Monday, June 13, 2016

Inner Silence

Don Juan defied inner silence as a peculiar state of being in which thoughts were canceled out and one could function from a level other than that of daily awareness. He stressed that inner silence meant the suspension of the internal dialogue -- the perennial companion of thoughts -- and was therefore a state of profound quietude.

"The old sorcerers," don Juan said, "called it inner silence because it is a state in which perception doesn't depend on the senses. What is at work during inner silence is another faculty that man has, the faculty that makes him a magical being, the very faculty that has been curtailed, not by man himself but by some extraneous influence."

"What is this extraneous influence that curtails the magical faculty of man?" I asked. "That is the topic for a future explanation," don Juan replied, "not the subject of our present discussion, even though it is indeed the most serious aspect of the sorcery of the shamans of ancient Mexico."

"Inner silence," he continued, "is the stand from which everything stems in sorcery. In other words, everything we do leads to  that stand, which, like everything else in the world of sorcerers, doesn't reveal itself unless something gigantic shakes us." Don Juan said that the sorcerers of ancient Mexico devised endless ways to shake themselves or other sorcery practitioners at their foundations in order to reach that coveted state of inner silence.

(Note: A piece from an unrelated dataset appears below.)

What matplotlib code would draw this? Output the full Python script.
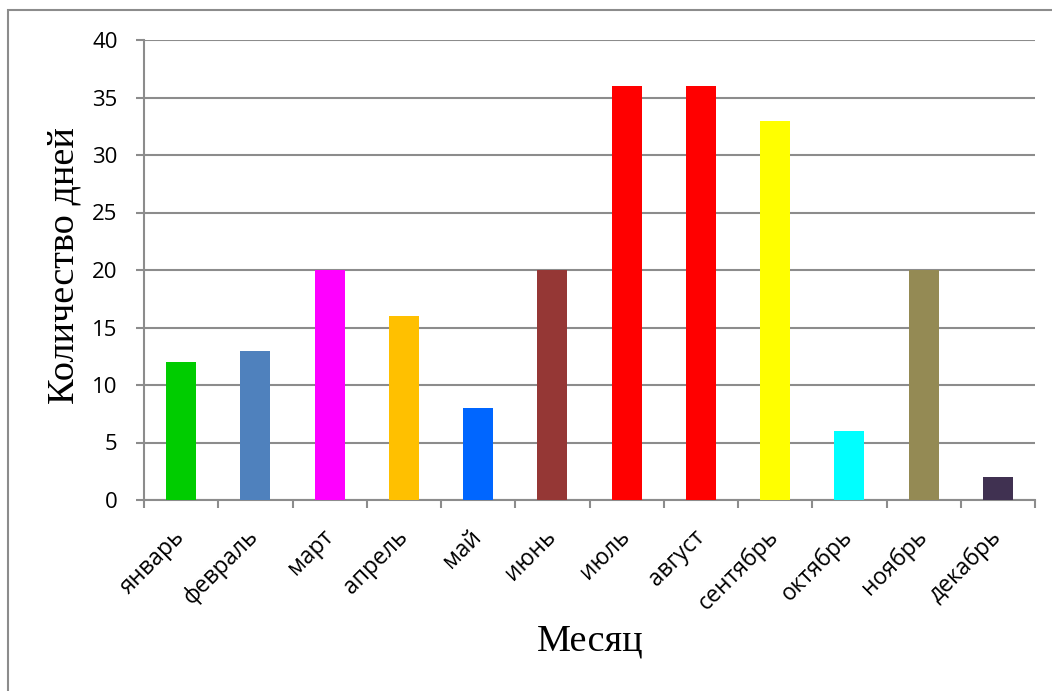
import matplotlib
matplotlib.use("Agg")
import matplotlib.pyplot as plt
from matplotlib.patches import Rectangle
import numpy as np

months = ["январь", "февраль", "март", "апрель", "май", "июнь", "июль",
          "август", "сентябрь", "октябрь", "ноябрь", "декабрь"]
days = [12, 13, 20, 16, 8, 20, 36, 36, 33, 6, 20, 2]
colors = ["#00CC00", "#4F81BD", "#FF00FF", "#FFC000", "#0066FF", "#953735",
          "#FF0000", "#FF0000", "#FFFF00", "#00FFFF", "#948A54", "#403151"]
yticks = [0, 5, 10, 15, 20, 25, 30, 35, 40]

W, H = 1052, 691
fig = plt.figure(figsize=(W / 100, H / 100), dpi=100)
fig.patch.set_facecolor("white")

# outer chart border
fig.patches.append(Rectangle((8 / W, -0.05), 1.2, 1 - 10 / H + 0.05,
                             transform=fig.transFigure, fill=False,
                             edgecolor="#8C8C8C", linewidth=1.5, zorder=0))

ax = fig.add_axes([144 / W, 1 - 500 / H, (1035 - 144) / W, (500 - 40) / H])
x = np.arange(len(months))
ax.bar(x, days, width=0.404, color=colors, zorder=3)

ax.set_xlim(-0.5, len(months) - 0.5)
ax.set_ylim(0, 40)
ax.set_yticks(yticks)
ax.yaxis.grid(True, color="#8C8C8C", linewidth=1.5, zorder=0)
ax.set_axisbelow(True)

gray = "#8C8C8C"
for s in ["top", "right"]:
    ax.spines[s].set_visible(False)
for s in ["left", "bottom"]:
    ax.spines[s].set_color(gray)
    ax.spines[s].set_linewidth(1.5)

tick_font = "Open Sans"
ax.tick_params(axis="y", direction="out", length=6, width=1.5, color=gray,
               labelsize=16, pad=13)
for lbl in ax.get_yticklabels():
    lbl.set_fontfamily(tick_font)

ax.set_xticks(np.arange(-0.5, len(months), 1.0))
ax.set_xticklabels([])
ax.set_xticks(x, minor=True)
ax.set_xticklabels(months, minor=True, rotation=45, ha="right", va="center",
                   rotation_mode="anchor", fontsize=16.5, fontfamily=tick_font)
ax.tick_params(axis="x", which="major", direction="out", length=6, width=1.5,
               color=gray)
ax.tick_params(axis="x", which="minor", length=0, pad=24)

fig.text(64 / W, 1 - 266 / H, "Количество дней", rotation=90, ha="center",
         va="center", fontsize=27.5, fontfamily="Liberation Serif")
fig.text(590 / W, 1 - 641 / H, "Месяц", ha="center", va="center",
         fontsize=27.5, fontfamily="Liberation Serif")

fig.savefig("out.png", dpi=100, facecolor="white")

They considered the most far-fetched acts, which may seem totally unrelated to the pursuit of inner silence, such as, for instance, jumping into waterfalls or spending nights hanging upside down from the top branch of a tree, to be the key points that brought it into being.

Following the rationales of the sorcerers of ancient Mexico, don Juan stated categorically that inner silence was accrued, accumulated. In my case, he struggled to guide me to construct a core of inner silence in myself, and then add to it, second by second, on every occasion I practiced it. He explained that the sorcerers of ancient Mexico discovered that each individual had a different threshold of inner silence in terms of time, meaning that inner silence must be kept by each one of us for the length of time of our specific threshold before it can work.

"What did those sorcerers consider the sign that inner silence is working, don Juan?" I asked. "Inner silence works from the moment you begin to accrue it," he replied. "What the old sorcerers were after was the final, dramatic, end result of reaching that individual threshold of silence. Some very talented practitioners need only a few minutes of silence to reach that coveted goal. Others, less talented, need long periods of silence, perhaps more than one hour of complete quietude, before they reach the desired result. The desired result is what the old sorcerers called stopping the world, the moment when everything around us ceases to be what it's always been."

"This is the moment when sorcerers return to the true nature of man," don Juan went on. "The old sorcerers also called it total freedom. It is the moment when man the slave becomes man the free being, capable of feats of perception that defy our linear imagination."

Don Juan assured me that inner silence is the avenue that leads to a true suspension of judgment -- to a moment when sensory data emanating from the universe at large ceases to be interpreted by the senses; a moment when cognition ceases to be the force which, through usage and repetition, decides the nature of the world.

"Sorcerers need a breaking point for the workings of inner silence to set in," don Juan said. "The breaking point is like the mortar that a mason puts between bricks. It's only when the mortar hardens that the loose bricks become a structure."

From the beginning of our association, don Juan had drilled into me the value, the necessity, of inner silence. I did my best to follow his suggestions by accumulating inner silence second by second. I had no means to measure the effect of this accumulation, nor did I have any means to judge whether or not I had reached any threshold. I simply aimed doggedly at accruing it, not just to please don Juan but because the act of accumulating it had become a challenge in itself.